420 IPC is a 2021 Indian Hindi-language suspense drama film directed and written by Manish Gupta. Produced by Zee Studios and Rajesh Kejriwal and Gurpal Sachar with the production house Kyoorius Digital P.L. It stars Vinay Pathak, Ranvir Shorey, Gul Panag and Rohan Vinod Mehra in pivotal roles. The film premiered on 17 December 2021 on ZEE5.

Plot 
The story revolves around a chartered accountant Bansi Keswani (Vinay Pathak) gets arrested for an economic offence, Penal Code 420 concerns cheating.

Cast 

 Vinay Pathak as Bansi Keswani
 Ranvir Shorey as Parsi public prosecutor Savak Jamshedji
 Gul Panag as Pooja
 Rohan Vinod Mehra as Birbal Chaudhary
 Arif Zakaria as Neeraj Sinha
Shush Kalra as Amit
Sanjay Gurbaxani as Judge

Releases 
ZEE5 has announced the launch of trailer on 1 December 2021 and the film will be released on 17 December 2021.

Reception 
Joginder Tuteja of ABP News gave it 3.5/5 stars stating that the film is a realistic drama that could be a nail-biting thriller in an Abbas-Mustan World.

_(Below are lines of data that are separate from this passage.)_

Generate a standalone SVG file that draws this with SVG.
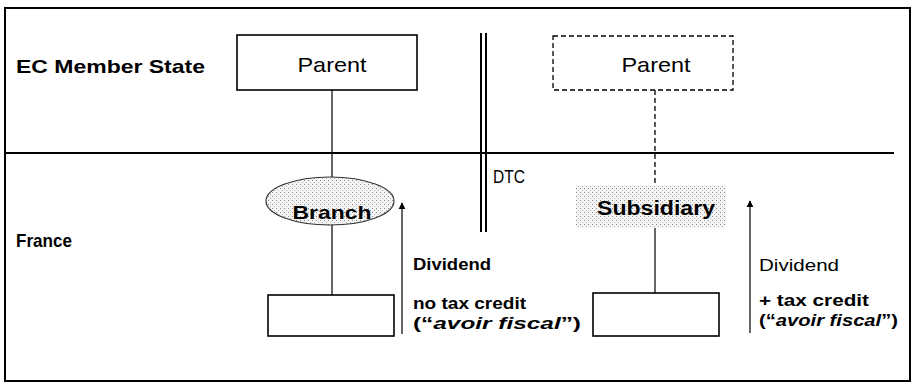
<svg xmlns="http://www.w3.org/2000/svg" width="913" height="386" viewBox="0 0 913 386">
  <style>
    .lbl { font-family: "Liberation Sans", Arial, sans-serif; fill: #000; }
    .b { font-weight: bold; }
    .box { fill: #fff; stroke: #000; stroke-width: 1.6; }
    .ln { stroke: #000; stroke-width: 1.2; fill: none; }
    .dash { stroke: #000; stroke-width: 1.3; stroke-dasharray: 5 3; fill: none; }
  </style>
  <defs>
    <pattern id="stipple" width="4" height="4" patternUnits="userSpaceOnUse">
      <rect width="4" height="4" fill="#f4f4f4"/>
      <rect x="0" y="0" width="1" height="1" fill="#8a8a8a"/>
      <rect x="2" y="2" width="1" height="1" fill="#b5b5b5"/>
    </pattern>
    <marker id="arrow" viewBox="0 0 10 10" refX="9" refY="5" markerWidth="7" markerHeight="9" orient="auto" markerUnits="userSpaceOnUse">
      <path d="M0,0 L10,5 L0,10 Z" fill="#000"/>
    </marker>
  </defs>

  <rect width="913" height="386" fill="#fff"/>

  <!-- outer frame -->
  <rect x="5" y="8" width="905" height="373" fill="none" stroke="#000" stroke-width="2"/>

  <!-- row labels -->
  <text class="lbl b" x="16" y="73" font-size="19" textLength="189" lengthAdjust="spacingAndGlyphs">EC Member State</text>
  <text class="lbl b" x="16" y="247" font-size="19" textLength="56" lengthAdjust="spacingAndGlyphs">France</text>

  <!-- border between the two states and the treaty line -->
  <g id="connectors">
    <line x1="5" y1="153" x2="894" y2="153" stroke="#000" stroke-width="2.2"/>
    <line x1="481" y1="33" x2="481" y2="232" stroke="#000" stroke-width="2"/>
    <line x1="486" y1="33" x2="486" y2="232" stroke="#000" stroke-width="2"/>
    <!-- branch chain -->
    <line class="ln" x1="332" y1="90" x2="332" y2="177"/>
    <line class="ln" x1="332" y1="224" x2="332" y2="295"/>
    <line class="ln" x1="402" y1="334" x2="402" y2="203" marker-end="url(#arrow)"/>
    <!-- subsidiary chain -->
    <line class="dash" x1="655" y1="90" x2="655" y2="185"/>
    <line class="ln" x1="655" y1="228" x2="655" y2="293"/>
    <line class="ln" x1="750" y1="333" x2="750" y2="201" marker-end="url(#arrow)"/>
  </g>

  <g id="parent-left">
    <rect class="box" x="237" y="35" width="180" height="55"/>
    <text class="lbl" x="332" y="72" font-size="21" text-anchor="middle" textLength="69" lengthAdjust="spacingAndGlyphs">Parent</text>
  </g>

  <g id="parent-right">
    <rect x="553" y="36" width="180" height="54" fill="#fff" stroke="#000" stroke-width="1.3" stroke-dasharray="5 3"/>
    <text class="lbl" x="656" y="72" font-size="21" text-anchor="middle" textLength="69" lengthAdjust="spacingAndGlyphs">Parent</text>
  </g>

  <g id="dtc">
    <text class="lbl" x="493" y="183" font-size="19" textLength="32" lengthAdjust="spacingAndGlyphs">DTC</text>
  </g>

  <g id="branch">
    <ellipse cx="330" cy="201" rx="64" ry="24" fill="url(#stipple)" stroke="#333" stroke-width="1.2"/>
    <text class="lbl b" x="332" y="219" font-size="19" text-anchor="middle" textLength="79" lengthAdjust="spacingAndGlyphs">Branch</text>
  </g>

  <g id="subsidiary">
    <rect x="576" y="185" width="150" height="43" fill="url(#stipple)"/>
    <text class="lbl b" x="656" y="215" font-size="20" text-anchor="middle" textLength="118" lengthAdjust="spacingAndGlyphs">Subsidiary</text>
  </g>

  <g id="company-left">
    <rect class="box" x="268" y="295" width="126" height="41"/>
  </g>

  <g id="company-right">
    <rect class="box" x="593" y="293" width="126" height="43"/>
  </g>

  <g id="branch-flow-label">
    <text class="lbl b" x="413" y="270" font-size="17" textLength="78" lengthAdjust="spacingAndGlyphs">Dividend</text>
    <text class="lbl b" x="413" y="309" font-size="17" textLength="113" lengthAdjust="spacingAndGlyphs">no tax credit</text>
    <text class="lbl b" x="413" y="329" font-size="17" textLength="168" lengthAdjust="spacingAndGlyphs">(“<tspan font-style="italic">avoir fiscal</tspan>”)</text>
  </g>

  <g id="subsidiary-flow-label">
    <text class="lbl" x="759" y="271" font-size="17" textLength="80" lengthAdjust="spacingAndGlyphs">Dividend</text>
    <text class="lbl b" x="759" y="306" font-size="17" textLength="110" lengthAdjust="spacingAndGlyphs">+ tax credit</text>
    <text class="lbl b" x="759" y="326" font-size="17" textLength="139" lengthAdjust="spacingAndGlyphs">(“<tspan font-style="italic">avoir fiscal</tspan>”)</text>
  </g>
</svg>
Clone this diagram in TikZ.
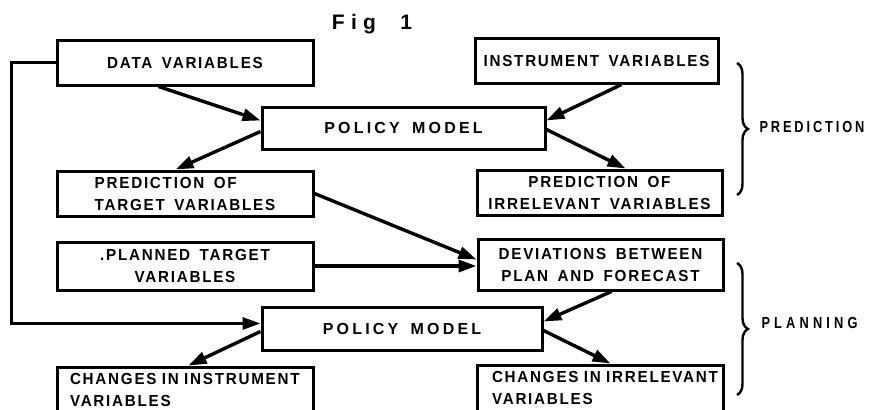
\documentclass[tikz,border=0pt]{standalone}
\usepackage{fontspec}
\setmainfont{Liberation Sans}
\newfontfamily\boxfont{Liberation Sans}[FakeStretch=0.95,LetterSpace=11,WordSpace=1.6]
\newfontfamily\wideboxfont{Liberation Sans}[LetterSpace=20,WordSpace=1.6]
\newfontfamily\sidefont{Liberation Sans}[FakeStretch=0.8,LetterSpace=18]
\newfontfamily\plansidefont{Liberation Sans}[FakeStretch=0.8,LetterSpace=26]
\newfontfamily\titlefont{Liberation Sans}[LetterSpace=30,WordSpace=2]
\usetikzlibrary{arrows.meta,calc,decorations.pathreplacing}
\begin{document}
\begin{tikzpicture}[x=1pt,y=-1pt,
  box/.style={draw,line width=3pt,rectangle,inner sep=0pt,
    font=\boxfont\bfseries\fontsize{16}{22}\selectfont,align=center},
  leftbox/.style={box,align=left,anchor=north west,inner ysep=6pt},
  flow/.style={line width=3.4pt,-{Triangle[length=18pt,width=12pt]}},
  feedback/.style={line width=3pt,-{Triangle[length=18pt,width=12pt]}},
  bracket/.style={line width=2.4pt,decorate,decoration={brace,amplitude=11pt}},
  side/.style={anchor=west,font=\sidefont\bfseries\fontsize{16}{18}\selectfont}]
\useasboundingbox (0,0) rectangle (871,410);
\clip (0,0) rectangle (871,410);

\node (title) at (372,24) {\titlefont\bfseries\fontsize{21}{24}\selectfont Fig 1};

% prediction stage
\node[box,minimum width=256pt,minimum height=45pt] (data) at (185,62.5) {DATA VARIABLES};
\node[box,minimum width=243pt,minimum height=45pt] (instr) at (596.5,60.5) {INSTRUMENT VARIABLES};
\node[box,minimum width=283pt,minimum height=42pt,font=\wideboxfont\bfseries\fontsize{16}{22}\selectfont] (pm1) at (403.5,128) {POLICY MODEL};
\node[box,minimum width=256pt,minimum height=45pt,align=left] (predT) at (185,193.5) {PREDICTION OF\\TARGET VARIABLES};
\node[box,minimum width=245pt,minimum height=45pt] (predI) at (599.5,192.5) {PREDICTION OF\\IRRELEVANT VARIABLES};

% planning stage
\node[box,minimum width=256pt,minimum height=48pt] (plan) at (185,266) {.PLANNED TARGET\\VARIABLES};
\node[box,minimum width=245pt,minimum height=51pt] (dev) at (600.5,264.5) {DEVIATIONS BETWEEN\\PLAN AND FORECAST};
\node[box,minimum width=280pt,minimum height=43pt,font=\wideboxfont\bfseries\fontsize{16}{22}\selectfont] (pm2) at (402,328.5) {POLICY MODEL};
\node[box,minimum width=256pt,minimum height=46pt,text width=230pt,align=left,inner xsep=13pt] (chI) at (185,390) {\mbox{CHANGES IN INSTRUMENT}\\\mbox{VARIABLES}};
\node[box,minimum width=246pt,minimum height=46pt,text width=216pt,align=left,inner xsep=15pt] (chR) at (600,388) {\mbox{CHANGES IN IRRELEVANT}\\\mbox{VARIABLES}};

% connectors
\draw[flow] ($(data.south west)+(103,0)$) -- ($(pm1.north west)+(0,15)$);
\draw[flow] ($(instr.south west)+(148,0)$) -- ($(pm1.north east)+(0,15)$);
\draw[flow] ($(pm1.north west)+(0,26)$) -- ($(predT.north west)+(120,0)$);
\draw[flow] ($(pm1.north east)+(0,24)$) -- ($(predI.north west)+(150,0)$);
\draw[flow] ($(predT.north east)+(0,24)$) -- ($(dev.north west)+(0,22)$);
\draw[flow] (plan.east) -- (plan.east -| dev.west);
\draw[flow] ($(dev.south west)+(135,0)$) -- ($(pm2.north east)+(0,16)$);
\draw[flow] ($(pm2.north west)+(0,26)$) -- ($(chI.north west)+(133,0)$);
\draw[flow] ($(pm2.north east)+(0,25)$) -- ($(chR.north west)+(135,0)$);
\draw[feedback] (data.west) -- ++(-44,0) |- ($(pm2.north west)+(0,18)$);

% stage braces
\coordinate (b1top) at (737,63);
\coordinate (b1bot) at (737,195);
\coordinate (b2top) at (737,263);
\coordinate (b2bot) at (737,395);
\draw[bracket] (b1top) -- (b1bot);
\draw[bracket] (b2top) -- (b2bot);
\node[side] (lpred) at (756,127) {PREDICTION};
\node[side,font=\plansidefont\bfseries\fontsize{16}{18}\selectfont] (lplan) at (758,323) {PLANNING};
\end{tikzpicture}
\end{document}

Watch the movie closely, especially the last 15 minutes that wrap so quickly. Overall, the film has lots of details packed within 90 mins making for an exciting watch.

Hiren Kotwani of The Times of India has given 3/5 stars stating that the film is an engaging watch. Director has not wasted any time on footage in getting the story from the first frame and handled the narrative skillfully with a few twists. It is a good watch without a lag or unnecessary boring elements.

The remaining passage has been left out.